● **SOURCE DATA**:

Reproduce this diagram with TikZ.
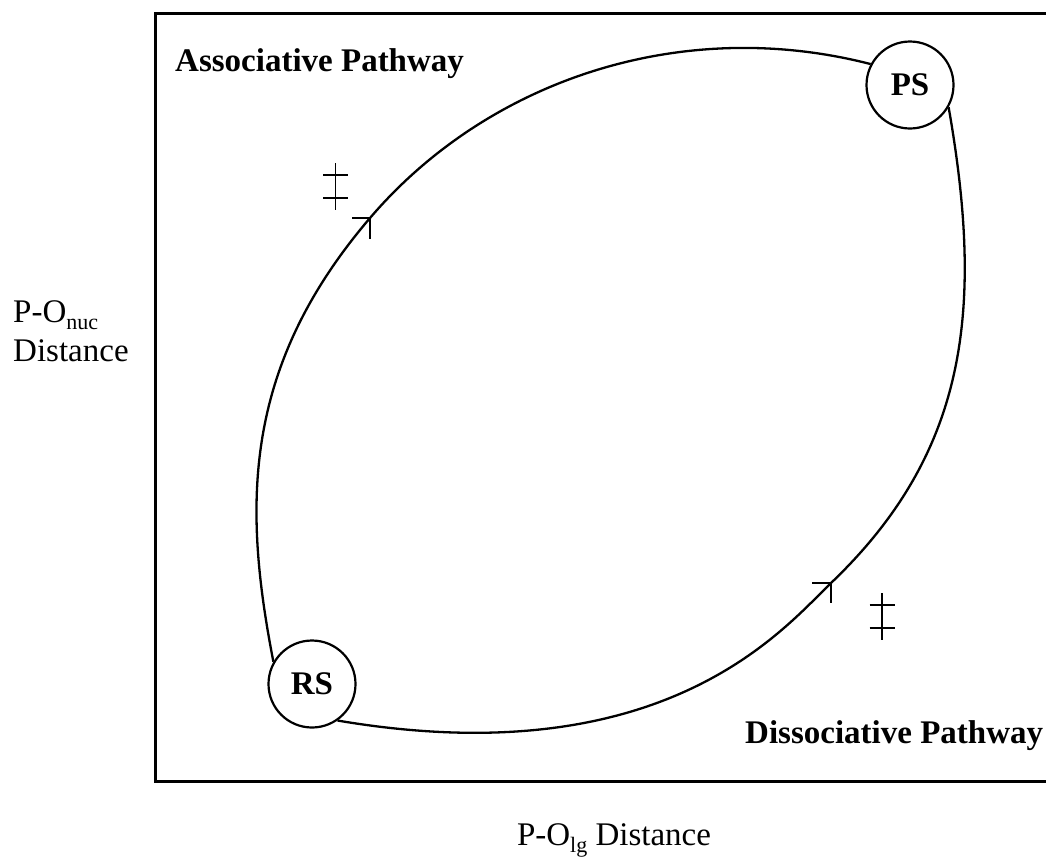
\documentclass[tikz,border=0pt]{standalone}
\usepackage{fontspec}
\setmainfont{Liberation Serif}
\newcommand{\lowsub}[1]{\raisebox{-7pt}{\fontsize{22}{22}\selectfont #1}}
\begin{document}
\begin{tikzpicture}[x=1pt,y=-1pt,
  state/.style={circle,draw,line width=2.2pt,minimum size=87pt,inner sep=0pt,font=\fontsize{33}{38}\selectfont\bfseries},
  curve/.style={line width=2.3pt},
  lbl/.style={font=\fontsize{33}{38}\selectfont\bfseries,inner sep=0pt,anchor=base west},
  axislbl/.style={font=\fontsize{33}{38}\selectfont,inner sep=0pt},
  tick/.style={line width=2pt},
  ddmark/.pic={\draw[line width=1.8pt] (0,-23.5) -- (0,23.5)
                 (-12.5,-11.5) -- (12.5,-11.5) (-12.5,11.5) -- (12.5,11.5);}]
\useasboundingbox (0,0) rectangle (1046,857);
\draw[line width=3pt] (155,13) rectangle (1070,781);

\node[state] (RS) at (312,684) {RS};
\node[state] (PS) at (910,85) {PS};

\coordinate (m1) at (370,218);
\coordinate (m2) at (831,583);

\draw[curve] (RS.150) .. controls (244,510) and (240,370) .. (m1)
                      .. controls (487,81) and (680,15) .. (PS.152);
\draw[curve] (RS.-55) .. controls (665,776) and (784,628) .. (m2)
                      .. controls (968,452) and (984,309) .. (PS.-30);

\draw[tick] ([xshift=-18pt]m1) -| ([yshift=-21pt]m1);
\draw[tick] ([xshift=-19pt]m2) -| ([yshift=-20pt]m2);

\coordinate (t1) at (335.5,186.5);
\coordinate (t2) at (882,616.5);
\pic at (t1) {ddmark};
\pic at (t2) {ddmark};

\node[lbl] (assoc) at (175,71) {Associative Pathway};
\node[lbl] (dissoc) at (745,743) {Dissociative Pathway};
\node[axislbl,anchor=base west] (yl1) at (13,322) {P-O\lowsub{nuc}};
\node[axislbl,anchor=base west] (yl2) at (13,361) {Distance};
\node[axislbl,anchor=base] (xl) at (614,845) {P-O\lowsub{lg} Distance};
\end{tikzpicture}
\end{document}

● **REQUIRED TASK**: Write out the full listing verbatim, excluding its pictures.

● **RESULT OF THIS EXERCISE**:
Reproduce this diagram with TikZ.
\documentclass[tikz,border=0pt]{standalone}
\usepackage{fontspec}
\setmainfont{Liberation Serif}
\newcommand{\lowsub}[1]{\raisebox{-7pt}{\fontsize{22}{22}\selectfont #1}}
\begin{document}
\begin{tikzpicture}[x=1pt,y=-1pt,
  state/.style={circle,draw,line width=2.2pt,minimum size=87pt,inner sep=0pt,font=\fontsize{33}{38}\selectfont\bfseries},
  curve/.style={line width=2.3pt},
  lbl/.style={font=\fontsize{33}{38}\selectfont\bfseries,inner sep=0pt,anchor=base west},
  axislbl/.style={font=\fontsize{33}{38}\selectfont,inner sep=0pt},
  tick/.style={line width=2pt},
  ddmark/.pic={\draw[line width=1.8pt] (0,-23.5) -- (0,23.5)
                 (-12.5,-11.5) -- (12.5,-11.5) (-12.5,11.5) -- (12.5,11.5);}]
\useasboundingbox (0,0) rectangle (1046,857);
\draw[line width=3pt] (155,13) rectangle (1070,781);

\node[state] (RS) at (312,684) {RS};
\node[state] (PS) at (910,85) {PS};

\coordinate (m1) at (370,218);
\coordinate (m2) at (831,583);

\draw[curve] (RS.150) .. controls (244,510) and (240,370) .. (m1)
                      .. controls (487,81) and (680,15) .. (PS.152);
\draw[curve] (RS.-55) .. controls (665,776) and (784,628) .. (m2)
                      .. controls (968,452) and (984,309) .. (PS.-30);

\draw[tick] ([xshift=-18pt]m1) -| ([yshift=-21pt]m1);
\draw[tick] ([xshift=-19pt]m2) -| ([yshift=-20pt]m2);

\coordinate (t1) at (335.5,186.5);
\coordinate (t2) at (882,616.5);
\pic at (t1) {ddmark};
\pic at (t2) {ddmark};

\node[lbl] (assoc) at (175,71) {Associative Pathway};
\node[lbl] (dissoc) at (745,743) {Dissociative Pathway};
\node[axislbl,anchor=base west] (yl1) at (13,322) {P-O\lowsub{nuc}};
\node[axislbl,anchor=base west] (yl2) at (13,361) {Distance};
\node[axislbl,anchor=base] (xl) at (614,845) {P-O\lowsub{lg} Distance};
\end{tikzpicture}
\end{document}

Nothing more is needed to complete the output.